Prestes a lançar “Canto de Marajó”, disco que bebe nas águas dos “Afro-sambas”, o cantor e compositor carioca Alvaro Lancellotti pede uma especial atenção para as melodias simples, de inspiração africana, do LP de 1966. “Passei muito tempo da minha adolescência no baile funk do Chapéu Mangueira. É fácil entender hoje como o funk saiu do miami bass e foi parar no maculelê”, diz ele, que é grande apreciador também da regravação do repertório dos “Afro-sambas” feita em CD por Baden Powell em 1990 (ou seja, dez anos após a morte de Vinicius). “O disco original é meio tosco, na regravação o violão chega mais limpo”.

O disco de Baden Powell e Vinicius de Moraes é o primeiro relançamento histórico do Noize Record Club, um sistema de assinatura que já editou com exclusividade, para seus sócios, LPs do grupo gaúcho Apanhador Só, da Banda do Mar (de Marcelo Camelo, Mallu Magalhães e Fred Ferreira), de Curumin, Otto e Tulipa Ruiz.

Além dos LPs produzidos em tiragens limitadas (serão 1,5 mil cópias do “Afro-sambas”, algumas das quais para venda avulsa), os assinantes recebem em sua casa um kit com uma edição especial da revista “Noize” impressa, direcionada à temática do disco lançado. Em conjunto, as famílias de Vinicius de Moraes e de Baden Powell (morto em 2000) fizeram o convite aos gaúchos para reeditar o trabalho em LP.

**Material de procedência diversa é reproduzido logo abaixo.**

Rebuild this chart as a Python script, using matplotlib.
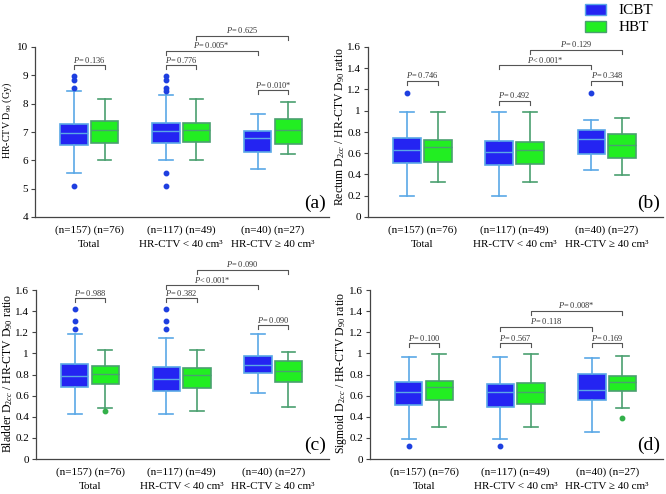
import numpy as np
import matplotlib.pyplot as plt
from matplotlib.patches import Patch

plt.rcParams['font.family'] = 'Liberation Serif'
plt.rcParams['mathtext.fontset'] = 'custom'
plt.rcParams['mathtext.rm'] = 'Liberation Serif'
plt.rcParams['mathtext.it'] = 'Liberation Serif:italic'

groups = ['Total', 'HR-CTV < 40 cm\u00b3', 'HR-CTV \u2265 40 cm\u00b3']
counts = ['(n=157) (n=76)', '(n=117) (n=49)', '(n=40) (n=27)']

# box stats per group: [whisker low, Q1, median, Q3, whisker high]
# (a) HR-CTV D90
a_icbt = [[5.57, 6.53, 6.98, 7.29, 8.45], [6.00, 6.62, 7.02, 7.33, 8.32], [5.71, 6.29, 6.79, 7.02, 7.65]]
a_hbt = [[6.01, 6.61, 7.06, 7.38, 8.18], [6.01, 6.65, 7.06, 7.32, 8.18], [6.24, 6.59, 7.08, 7.47, 8.06]]
a_icbt_out = [[5.08, 8.56, 8.85, 8.96], [5.08, 5.56, 8.45, 8.56, 8.85, 8.96], []]
a_hbt_out = [[], [], []]
a_p = ['= 0.136', '= 0.776', '= 0.010*', '= 0.005*', '= 0.625']

# (b) rectum
b_icbt = [[0.195, 0.508, 0.630, 0.747, 0.988], [0.195, 0.486, 0.612, 0.712, 0.988], [0.442, 0.593, 0.734, 0.816, 0.916]]
b_hbt = [[0.333, 0.515, 0.659, 0.725, 0.988], [0.333, 0.496, 0.634, 0.703, 0.988], [0.392, 0.555, 0.681, 0.778, 0.932]]
b_icbt_out = [[1.167], [], [1.167]]
b_hbt_out = [[], [], []]
b_p = ['= 0.746', '= 0.492', '= 0.348', '< 0.001*', '= 0.129']

# (c) bladder
c_icbt = [[0.426, 0.685, 0.789, 0.896, 1.180], [0.426, 0.647, 0.757, 0.874, 1.142], [0.628, 0.811, 0.893, 0.972, 1.180]]
c_hbt = [[0.480, 0.710, 0.808, 0.880, 1.032], [0.454, 0.675, 0.792, 0.861, 1.032], [0.492, 0.726, 0.836, 0.928, 1.016]]
c_icbt_out = [[1.228, 1.310, 1.420], [1.228, 1.310, 1.420], []]
c_hbt_out = [[0.454], [], []]
c_p = ['= 0.988', '= 0.382', '= 0.090', '< 0.001*', '= 0.090']

# (d) sigmoid
d_icbt = [[0.186, 0.511, 0.637, 0.726, 0.969], [0.186, 0.495, 0.634, 0.710, 0.969], [0.259, 0.559, 0.653, 0.802, 0.953]]
d_hbt = [[0.303, 0.559, 0.682, 0.742, 0.991], [0.303, 0.521, 0.637, 0.723, 0.991], [0.480, 0.641, 0.729, 0.786, 0.975]]
d_icbt_out = [[0.126], [0.126], []]
d_hbt_out = [[], [], [0.391]]
d_p = ['= 0.100', '= 0.567', '= 0.169', '= 0.118', '= 0.008*']

ylabels = ['HR-CTV D$_{90}$ (Gy)',
           'Rectum D$_{2cc}$ / HR-CTV D$_{90}$ ratio',
           'Bladder D$_{2cc}$ / HR-CTV D$_{90}$ ratio',
           'Sigmoid D$_{2cc}$ / HR-CTV D$_{90}$ ratio']

blue_fill, blue_line, blue_dot = '#2424f2', '#5aa8e6', '#1e3fe0'
green_fill, green_line, green_dot = '#22ee22', '#4aa070', '#33b04a'


def stats(rows, outs):
    res = []
    for r, o in zip(rows, outs):
        res.append(dict(whislo=r[0], q1=r[1], med=r[2], q3=r[3], whishi=r[4], fliers=o))
    return res


def draw_box(ax, rows, outs, pos, fill, line, dot):
    ax.bxp(stats(rows, outs), positions=pos, widths=0.3, patch_artist=True,
           boxprops=dict(facecolor=fill, edgecolor=line, linewidth=1.2),
           medianprops=dict(color=line, linewidth=1),
           whiskerprops=dict(color=line, linewidth=1.2),
           capprops=dict(color=line, linewidth=1.2),
           flierprops=dict(marker='o', markersize=3.2, markerfacecolor=dot,
                           markeredgecolor=dot))


def bracket(ax, x1, x2, y, leg, txt):
    ax.plot([x1, x1, x2, x2], [y - leg, y, y, y - leg], color='#555555',
            lw=0.8, clip_on=False)
    ax.text((x1 + x2) / 2, y + leg * 0.2, '$P$' + txt, ha='center', va='bottom',
            fontsize=6, color='#333333', clip_on=False)


fig = plt.figure(figsize=(6.66, 4.94), dpi=100)
rects = [(35, 47, 329, 217), (368, 47, 663, 217), (36, 290, 329, 459), (370, 290, 663, 459)]
label_size = [7.2, 8.5, 8.5, 8.5]
label_y = [0.57, 0.53, 0.51, 0.51]
panels = [(a_icbt, a_hbt, a_icbt_out, a_hbt_out, a_p, (4, 10), [4, 5, 6, 7, 8, 9, 10],
           [9.35, 9.35, 8.47, 9.86, 10.4], 0.14, '(a)'),
          (b_icbt, b_hbt, b_icbt_out, b_hbt_out, b_p, (0, 1.6), [0, 0.2, 0.4, 0.6, 0.8, 1, 1.2, 1.4, 1.6],
           [1.283, 1.089, 1.283, 1.427, 1.572], 0.038, '(b)'),
          (c_icbt, c_hbt, c_icbt_out, c_hbt_out, c_p, (0, 1.6), [0, 0.2, 0.4, 0.6, 0.8, 1, 1.2, 1.4, 1.6],
           [1.521, 1.521, 1.265, 1.644, 1.79], 0.038, '(c)'),
          (d_icbt, d_hbt, d_icbt_out, d_hbt_out, d_p, (0, 1.6), [0, 0.2, 0.4, 0.6, 0.8, 1, 1.2, 1.4, 1.6],
           [1.095, 1.095, 1.095, 1.253, 1.404], 0.038, '(d)')]

W, H = 666, 494
g = np.arange(1, 4)
off = 0.167
for k, (r, p) in enumerate(zip(rects, panels)):
    icbt, hbt, iout, hout, pv, ylim, yt, by, leg, tag = p
    ax = fig.add_axes([r[0] / W, 1 - r[3] / H, (r[2] - r[0]) / W, (r[3] - r[1]) / H])
    draw_box(ax, icbt, iout, g - off, blue_fill, blue_line, blue_dot)
    draw_box(ax, hbt, hout, g + off, green_fill, green_line, green_dot)
    ax.set_xlim(0.41, 3.61)
    ax.set_ylim(*ylim)
    ax.set_yticks(yt)
    ax.set_yticklabels([('%g' % v) for v in yt], fontsize=8)
    ax.set_xticks(g)
    ax.set_xticklabels([c + '\n' + n for c, n in zip(counts, groups)], fontsize=8,
                       linespacing=1.75)
    ax.tick_params(axis='x', length=0, pad=6)
    ax.tick_params(axis='y', length=3, width=0.8, pad=2, color='#444444')
    ax.set_ylabel(ylabels[k], fontsize=label_size[k])
    # label edge sits ~20 px left of the spine
    ax.yaxis.set_label_coords(-21 / (r[2] - r[0]), label_y[k])
    for s in ['top', 'right']:
        ax.spines[s].set_visible(False)
    for s in ['left', 'bottom']:
        ax.spines[s].set_color('#444444')
        ax.spines[s].set_linewidth(0.9)
    for i in range(3):
        bracket(ax, g[i] - off, g[i] + off, by[i], leg, pv[i])
    bracket(ax, g[1] - off, g[2] - off, by[3], leg, pv[3])
    bracket(ax, g[1] + off, g[2] + off, by[4], leg, pv[4])
    ax.text(0.99, 0.03, tag, transform=ax.transAxes, ha='right', va='bottom', fontsize=14)

handles = [Patch(facecolor=blue_fill, edgecolor=blue_line, label='ICBT'),
           Patch(facecolor=green_fill, edgecolor=green_line, label='HBT')]
fig.legend(handles=handles, loc='upper left', bbox_to_anchor=(583 / W, 1 - 2 / H),
           frameon=False, fontsize=11, handlelength=1.4, handleheight=0.75,
           handletextpad=0.8, labelspacing=0.2, borderpad=0.1, borderaxespad=0)

fig.savefig('out.png', dpi=100)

“Esse é um dos discos emblemáticos da música brasileira, algo novo que veio do encontro entre Vinicius e Baden. Eles estavam à frente da bossa nova”, diz Georgiana de Moraes, filha de Vinicius. “E é um disco que tem despertado uma curiosidade muito grande entre o pessoal mais novo. Júlia e João Pedro (sobrinhos de Georgiana, netos de Vinicius) sempre me falam dele. E tem uma versão do “Canto de Ossanha” de um grupo novo de rock, Os Dentes, que é muito boa”.